::: DATA ROWS :::
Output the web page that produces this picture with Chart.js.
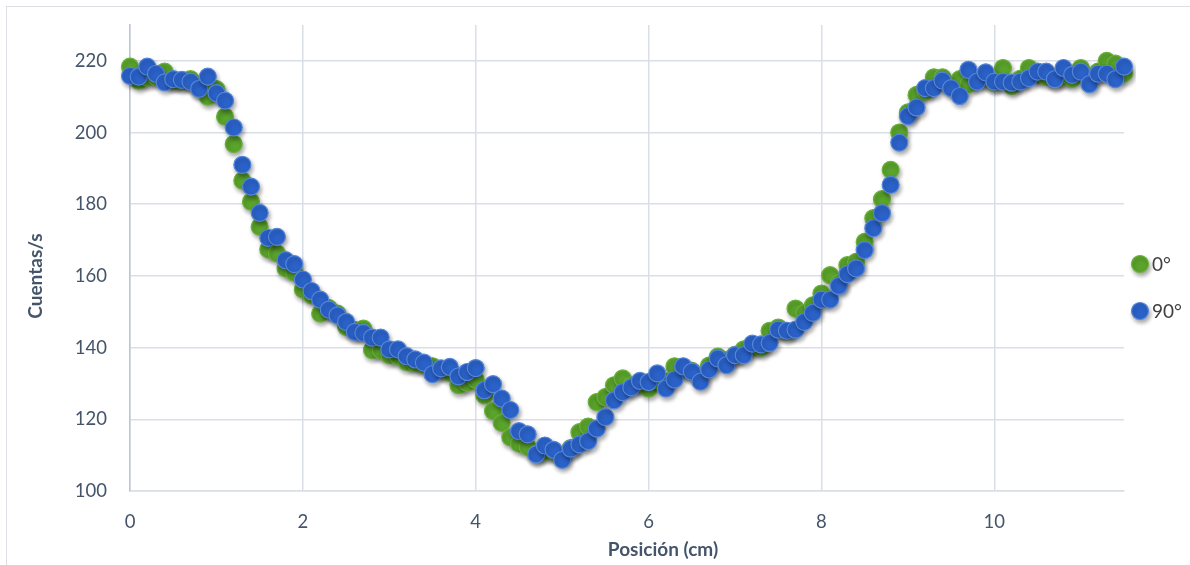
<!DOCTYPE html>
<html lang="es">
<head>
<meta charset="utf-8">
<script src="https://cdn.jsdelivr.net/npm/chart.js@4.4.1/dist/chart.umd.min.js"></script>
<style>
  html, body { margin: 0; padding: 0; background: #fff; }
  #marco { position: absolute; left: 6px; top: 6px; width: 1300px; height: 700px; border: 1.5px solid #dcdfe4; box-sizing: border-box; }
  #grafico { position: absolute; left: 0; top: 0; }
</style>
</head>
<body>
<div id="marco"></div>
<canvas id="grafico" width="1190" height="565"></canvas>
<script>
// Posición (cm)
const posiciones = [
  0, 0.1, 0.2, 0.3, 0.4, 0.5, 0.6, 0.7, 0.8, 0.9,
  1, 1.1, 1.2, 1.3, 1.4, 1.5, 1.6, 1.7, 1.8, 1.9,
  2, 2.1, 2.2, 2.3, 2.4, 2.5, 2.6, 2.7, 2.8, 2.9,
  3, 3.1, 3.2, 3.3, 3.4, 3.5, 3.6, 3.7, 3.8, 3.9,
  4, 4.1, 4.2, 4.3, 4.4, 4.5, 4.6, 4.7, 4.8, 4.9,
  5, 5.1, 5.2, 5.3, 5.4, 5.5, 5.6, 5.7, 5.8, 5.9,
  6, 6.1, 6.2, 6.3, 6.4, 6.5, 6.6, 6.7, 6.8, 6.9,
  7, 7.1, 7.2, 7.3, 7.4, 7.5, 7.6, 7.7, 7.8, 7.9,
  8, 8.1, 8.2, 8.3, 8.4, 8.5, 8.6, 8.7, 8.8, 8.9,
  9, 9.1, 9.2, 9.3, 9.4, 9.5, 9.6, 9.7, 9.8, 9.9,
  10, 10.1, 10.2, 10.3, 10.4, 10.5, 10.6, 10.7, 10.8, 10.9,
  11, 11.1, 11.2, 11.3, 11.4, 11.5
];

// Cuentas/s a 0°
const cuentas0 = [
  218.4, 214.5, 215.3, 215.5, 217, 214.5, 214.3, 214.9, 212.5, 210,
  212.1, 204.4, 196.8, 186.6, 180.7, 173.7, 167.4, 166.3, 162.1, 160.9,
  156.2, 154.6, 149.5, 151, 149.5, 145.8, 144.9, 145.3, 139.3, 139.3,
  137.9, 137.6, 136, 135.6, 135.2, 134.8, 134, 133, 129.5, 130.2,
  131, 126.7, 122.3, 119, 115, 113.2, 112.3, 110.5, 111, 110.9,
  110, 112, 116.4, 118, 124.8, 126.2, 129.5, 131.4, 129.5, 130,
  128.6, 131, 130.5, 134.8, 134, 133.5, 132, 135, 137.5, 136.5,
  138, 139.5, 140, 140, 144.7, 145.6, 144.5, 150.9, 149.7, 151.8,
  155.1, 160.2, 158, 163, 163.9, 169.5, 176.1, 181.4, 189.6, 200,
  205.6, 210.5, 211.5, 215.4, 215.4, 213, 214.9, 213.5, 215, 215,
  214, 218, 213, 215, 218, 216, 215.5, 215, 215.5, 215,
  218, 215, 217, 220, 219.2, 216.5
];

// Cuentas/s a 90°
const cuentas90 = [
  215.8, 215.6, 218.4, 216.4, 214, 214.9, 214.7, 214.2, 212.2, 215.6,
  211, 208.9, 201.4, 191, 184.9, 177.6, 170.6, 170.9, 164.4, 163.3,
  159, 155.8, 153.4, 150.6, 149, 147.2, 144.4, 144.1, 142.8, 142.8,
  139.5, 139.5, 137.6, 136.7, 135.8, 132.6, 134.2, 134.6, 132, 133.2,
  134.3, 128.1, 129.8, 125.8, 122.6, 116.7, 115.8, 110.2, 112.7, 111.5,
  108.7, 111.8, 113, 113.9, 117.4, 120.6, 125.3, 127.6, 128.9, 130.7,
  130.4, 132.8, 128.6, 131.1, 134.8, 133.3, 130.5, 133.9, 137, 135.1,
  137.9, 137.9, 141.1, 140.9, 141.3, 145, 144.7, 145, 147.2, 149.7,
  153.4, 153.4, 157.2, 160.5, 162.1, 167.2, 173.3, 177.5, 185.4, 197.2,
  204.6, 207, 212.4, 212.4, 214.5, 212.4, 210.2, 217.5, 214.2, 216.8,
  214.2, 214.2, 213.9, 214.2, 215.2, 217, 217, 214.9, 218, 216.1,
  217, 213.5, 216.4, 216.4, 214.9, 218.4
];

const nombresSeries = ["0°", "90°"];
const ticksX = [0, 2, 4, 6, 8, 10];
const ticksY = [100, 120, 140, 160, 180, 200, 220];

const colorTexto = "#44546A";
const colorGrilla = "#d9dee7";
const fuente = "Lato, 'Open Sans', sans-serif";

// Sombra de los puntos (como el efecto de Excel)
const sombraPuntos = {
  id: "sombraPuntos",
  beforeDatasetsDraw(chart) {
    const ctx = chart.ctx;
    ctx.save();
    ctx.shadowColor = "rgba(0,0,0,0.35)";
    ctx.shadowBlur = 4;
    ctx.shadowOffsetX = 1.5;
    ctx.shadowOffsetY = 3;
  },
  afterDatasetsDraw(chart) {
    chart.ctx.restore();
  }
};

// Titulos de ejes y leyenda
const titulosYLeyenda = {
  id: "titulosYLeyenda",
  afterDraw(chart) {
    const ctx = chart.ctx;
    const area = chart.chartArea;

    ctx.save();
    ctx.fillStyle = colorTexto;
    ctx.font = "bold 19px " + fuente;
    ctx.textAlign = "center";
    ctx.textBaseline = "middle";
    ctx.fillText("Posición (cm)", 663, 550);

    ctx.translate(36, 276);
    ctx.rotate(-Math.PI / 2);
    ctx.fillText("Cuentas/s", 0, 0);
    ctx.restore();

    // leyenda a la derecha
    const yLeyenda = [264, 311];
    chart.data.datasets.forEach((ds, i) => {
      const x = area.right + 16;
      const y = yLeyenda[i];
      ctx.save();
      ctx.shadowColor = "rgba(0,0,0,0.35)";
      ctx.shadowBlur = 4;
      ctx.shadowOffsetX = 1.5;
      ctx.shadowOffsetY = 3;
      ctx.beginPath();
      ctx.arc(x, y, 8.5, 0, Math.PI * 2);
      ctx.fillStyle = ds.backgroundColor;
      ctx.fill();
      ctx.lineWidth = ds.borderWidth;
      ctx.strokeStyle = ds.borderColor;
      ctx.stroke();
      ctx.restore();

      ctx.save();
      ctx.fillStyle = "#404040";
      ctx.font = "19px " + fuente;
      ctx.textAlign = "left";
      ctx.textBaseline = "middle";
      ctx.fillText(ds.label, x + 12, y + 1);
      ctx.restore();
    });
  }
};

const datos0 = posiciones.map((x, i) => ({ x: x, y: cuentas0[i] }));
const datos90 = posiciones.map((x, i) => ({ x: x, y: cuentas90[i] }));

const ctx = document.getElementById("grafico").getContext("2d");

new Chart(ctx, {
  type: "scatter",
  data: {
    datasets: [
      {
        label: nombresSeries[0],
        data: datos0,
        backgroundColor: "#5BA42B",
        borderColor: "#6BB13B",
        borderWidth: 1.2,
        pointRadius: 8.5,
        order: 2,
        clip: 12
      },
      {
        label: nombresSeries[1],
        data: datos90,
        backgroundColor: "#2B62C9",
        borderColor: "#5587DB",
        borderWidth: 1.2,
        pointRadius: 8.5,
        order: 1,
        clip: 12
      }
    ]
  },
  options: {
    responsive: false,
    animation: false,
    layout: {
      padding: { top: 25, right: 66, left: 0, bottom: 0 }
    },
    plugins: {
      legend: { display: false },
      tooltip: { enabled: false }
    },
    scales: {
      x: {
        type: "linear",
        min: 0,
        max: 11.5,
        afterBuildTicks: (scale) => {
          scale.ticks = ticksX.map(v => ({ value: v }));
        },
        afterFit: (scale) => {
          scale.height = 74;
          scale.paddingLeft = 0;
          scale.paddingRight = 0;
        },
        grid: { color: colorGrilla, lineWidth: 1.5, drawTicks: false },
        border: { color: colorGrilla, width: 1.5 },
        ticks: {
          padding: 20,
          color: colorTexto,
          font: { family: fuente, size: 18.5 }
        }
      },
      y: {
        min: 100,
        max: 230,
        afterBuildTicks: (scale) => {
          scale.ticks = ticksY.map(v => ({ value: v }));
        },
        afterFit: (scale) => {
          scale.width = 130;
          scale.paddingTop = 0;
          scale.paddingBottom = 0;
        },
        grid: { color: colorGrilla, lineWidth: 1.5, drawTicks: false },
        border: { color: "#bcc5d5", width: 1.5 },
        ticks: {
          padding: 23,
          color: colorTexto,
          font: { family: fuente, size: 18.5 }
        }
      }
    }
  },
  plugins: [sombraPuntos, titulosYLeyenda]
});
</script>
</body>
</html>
:::
::: DATA ROWS :::
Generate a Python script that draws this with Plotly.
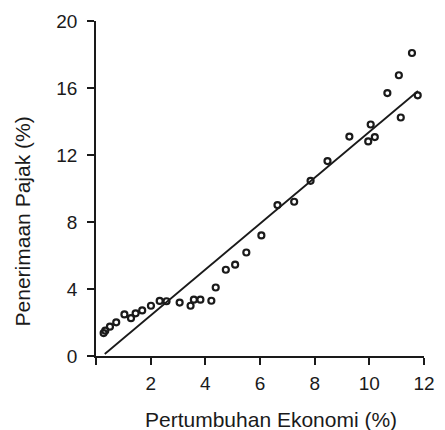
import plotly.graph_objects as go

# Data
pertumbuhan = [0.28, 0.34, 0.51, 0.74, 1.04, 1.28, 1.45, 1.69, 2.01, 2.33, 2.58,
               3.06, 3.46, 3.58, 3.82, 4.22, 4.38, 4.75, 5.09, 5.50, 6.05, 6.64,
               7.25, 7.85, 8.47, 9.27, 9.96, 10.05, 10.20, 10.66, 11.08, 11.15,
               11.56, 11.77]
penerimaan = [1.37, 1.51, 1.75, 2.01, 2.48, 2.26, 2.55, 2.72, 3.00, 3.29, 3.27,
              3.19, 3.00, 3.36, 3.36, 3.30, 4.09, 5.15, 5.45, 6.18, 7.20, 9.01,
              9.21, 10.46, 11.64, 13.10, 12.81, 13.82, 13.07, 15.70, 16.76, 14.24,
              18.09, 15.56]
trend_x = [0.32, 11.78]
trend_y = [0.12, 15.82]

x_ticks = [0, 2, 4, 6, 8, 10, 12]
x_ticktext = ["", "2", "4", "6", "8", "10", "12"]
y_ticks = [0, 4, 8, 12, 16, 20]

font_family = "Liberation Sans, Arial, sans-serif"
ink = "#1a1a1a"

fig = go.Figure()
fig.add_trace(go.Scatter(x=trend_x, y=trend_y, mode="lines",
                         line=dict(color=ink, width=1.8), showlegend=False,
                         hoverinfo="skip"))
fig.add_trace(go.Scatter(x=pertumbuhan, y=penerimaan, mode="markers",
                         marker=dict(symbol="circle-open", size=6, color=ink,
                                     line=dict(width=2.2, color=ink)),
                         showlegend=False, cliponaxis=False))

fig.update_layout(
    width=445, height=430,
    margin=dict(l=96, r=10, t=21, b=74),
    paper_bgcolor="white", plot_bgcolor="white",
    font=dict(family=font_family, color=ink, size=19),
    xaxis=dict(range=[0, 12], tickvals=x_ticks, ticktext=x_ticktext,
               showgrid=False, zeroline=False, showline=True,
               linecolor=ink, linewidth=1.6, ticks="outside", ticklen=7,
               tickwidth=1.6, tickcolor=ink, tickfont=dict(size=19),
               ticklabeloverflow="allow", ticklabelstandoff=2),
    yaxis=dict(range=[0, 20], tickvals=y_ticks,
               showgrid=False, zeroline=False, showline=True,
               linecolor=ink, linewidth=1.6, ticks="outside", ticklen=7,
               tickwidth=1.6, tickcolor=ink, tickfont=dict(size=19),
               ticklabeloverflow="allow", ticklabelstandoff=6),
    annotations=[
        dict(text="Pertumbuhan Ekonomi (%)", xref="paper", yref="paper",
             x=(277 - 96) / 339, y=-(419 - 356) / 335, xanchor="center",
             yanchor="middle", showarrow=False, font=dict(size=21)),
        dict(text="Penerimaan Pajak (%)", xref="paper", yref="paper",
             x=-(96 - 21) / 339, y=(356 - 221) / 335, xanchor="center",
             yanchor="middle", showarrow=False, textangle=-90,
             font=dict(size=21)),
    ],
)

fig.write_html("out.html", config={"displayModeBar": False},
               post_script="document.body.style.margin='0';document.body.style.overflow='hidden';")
:::
* _GIVEN INSTRUCTION_
From the line that has "Generate a Python" through the line that has "showlegend=False, cliponaxis=False))", reproduce each line exactly as it stands and nothing else; do not include any pictures.

* _WORKED SOLUTION_
Generate a Python script that draws this with Plotly.
import plotly.graph_objects as go

# Data
pertumbuhan = [0.28, 0.34, 0.51, 0.74, 1.04, 1.28, 1.45, 1.69, 2.01, 2.33, 2.58,
               3.06, 3.46, 3.58, 3.82, 4.22, 4.38, 4.75, 5.09, 5.50, 6.05, 6.64,
               7.25, 7.85, 8.47, 9.27, 9.96, 10.05, 10.20, 10.66, 11.08, 11.15,
               11.56, 11.77]
penerimaan = [1.37, 1.51, 1.75, 2.01, 2.48, 2.26, 2.55, 2.72, 3.00, 3.29, 3.27,
              3.19, 3.00, 3.36, 3.36, 3.30, 4.09, 5.15, 5.45, 6.18, 7.20, 9.01,
              9.21, 10.46, 11.64, 13.10, 12.81, 13.82, 13.07, 15.70, 16.76, 14.24,
              18.09, 15.56]
trend_x = [0.32, 11.78]
trend_y = [0.12, 15.82]

x_ticks = [0, 2, 4, 6, 8, 10, 12]
x_ticktext = ["", "2", "4", "6", "8", "10", "12"]
y_ticks = [0, 4, 8, 12, 16, 20]

font_family = "Liberation Sans, Arial, sans-serif"
ink = "#1a1a1a"

fig = go.Figure()
fig.add_trace(go.Scatter(x=trend_x, y=trend_y, mode="lines",
                         line=dict(color=ink, width=1.8), showlegend=False,
                         hoverinfo="skip"))
fig.add_trace(go.Scatter(x=pertumbuhan, y=penerimaan, mode="markers",
                         marker=dict(symbol="circle-open", size=6, color=ink,
                                     line=dict(width=2.2, color=ink)),
                         showlegend=False, cliponaxis=False))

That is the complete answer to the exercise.